Requirement: Skip all pictures, then copy the lines from the start of the data through the line with "from matplotlib.lines import Line2D", keeping both ends.

Given data:
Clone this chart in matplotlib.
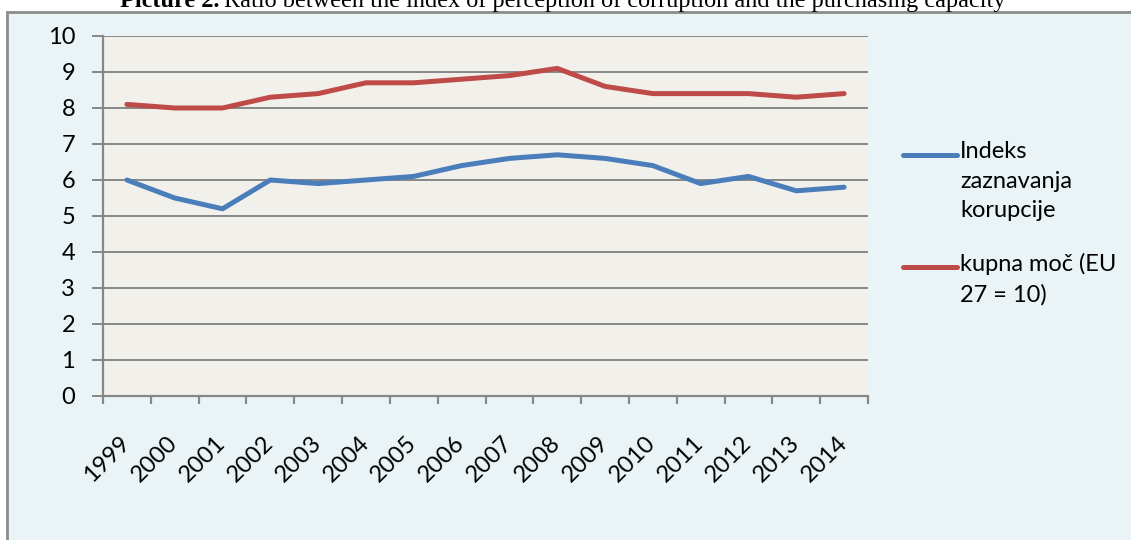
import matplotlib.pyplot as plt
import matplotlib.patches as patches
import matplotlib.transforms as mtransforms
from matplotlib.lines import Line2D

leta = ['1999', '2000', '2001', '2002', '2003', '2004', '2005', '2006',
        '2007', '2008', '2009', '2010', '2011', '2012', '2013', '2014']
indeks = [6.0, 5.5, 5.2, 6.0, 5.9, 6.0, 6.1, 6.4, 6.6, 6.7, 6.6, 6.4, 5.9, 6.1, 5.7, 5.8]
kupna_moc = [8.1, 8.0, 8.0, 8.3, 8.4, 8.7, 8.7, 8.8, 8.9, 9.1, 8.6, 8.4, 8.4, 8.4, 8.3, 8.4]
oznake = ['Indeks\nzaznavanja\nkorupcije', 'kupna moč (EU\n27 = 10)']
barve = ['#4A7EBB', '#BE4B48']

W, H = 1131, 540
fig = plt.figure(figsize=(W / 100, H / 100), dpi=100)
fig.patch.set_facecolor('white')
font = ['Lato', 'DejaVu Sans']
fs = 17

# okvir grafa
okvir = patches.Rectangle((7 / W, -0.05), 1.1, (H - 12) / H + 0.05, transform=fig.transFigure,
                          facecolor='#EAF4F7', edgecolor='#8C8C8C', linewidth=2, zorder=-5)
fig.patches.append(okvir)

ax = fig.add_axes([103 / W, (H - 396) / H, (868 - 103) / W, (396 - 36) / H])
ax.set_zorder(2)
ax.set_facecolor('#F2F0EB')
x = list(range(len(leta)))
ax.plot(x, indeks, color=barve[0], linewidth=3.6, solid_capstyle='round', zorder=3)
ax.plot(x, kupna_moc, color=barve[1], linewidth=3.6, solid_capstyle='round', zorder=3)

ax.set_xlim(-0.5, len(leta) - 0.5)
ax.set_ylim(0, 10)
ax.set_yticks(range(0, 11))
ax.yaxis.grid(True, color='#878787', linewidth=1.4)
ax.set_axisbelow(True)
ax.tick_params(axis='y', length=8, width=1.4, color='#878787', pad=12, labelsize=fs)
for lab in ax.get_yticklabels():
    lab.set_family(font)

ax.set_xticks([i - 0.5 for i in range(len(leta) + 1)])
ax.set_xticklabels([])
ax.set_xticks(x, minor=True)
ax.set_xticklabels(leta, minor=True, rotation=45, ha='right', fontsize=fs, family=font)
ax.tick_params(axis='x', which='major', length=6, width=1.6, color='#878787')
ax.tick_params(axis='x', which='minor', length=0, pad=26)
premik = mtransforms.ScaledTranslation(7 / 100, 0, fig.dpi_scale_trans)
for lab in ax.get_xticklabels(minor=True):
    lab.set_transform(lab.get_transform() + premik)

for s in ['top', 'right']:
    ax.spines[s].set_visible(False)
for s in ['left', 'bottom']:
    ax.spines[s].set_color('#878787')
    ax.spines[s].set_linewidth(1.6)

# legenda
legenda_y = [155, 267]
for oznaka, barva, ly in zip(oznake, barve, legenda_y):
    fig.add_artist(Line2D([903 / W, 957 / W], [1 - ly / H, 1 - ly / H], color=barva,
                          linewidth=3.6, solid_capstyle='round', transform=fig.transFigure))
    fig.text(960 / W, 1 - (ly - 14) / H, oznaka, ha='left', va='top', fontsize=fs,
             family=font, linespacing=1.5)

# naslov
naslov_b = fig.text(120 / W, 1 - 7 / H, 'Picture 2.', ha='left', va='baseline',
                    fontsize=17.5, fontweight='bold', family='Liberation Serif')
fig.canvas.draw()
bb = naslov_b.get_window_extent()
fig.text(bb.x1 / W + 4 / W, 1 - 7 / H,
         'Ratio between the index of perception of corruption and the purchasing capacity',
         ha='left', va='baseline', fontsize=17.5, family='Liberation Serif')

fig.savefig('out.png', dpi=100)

Task response:
Clone this chart in matplotlib.
import matplotlib.pyplot as plt
import matplotlib.patches as patches
import matplotlib.transforms as mtransforms
from matplotlib.lines import Line2D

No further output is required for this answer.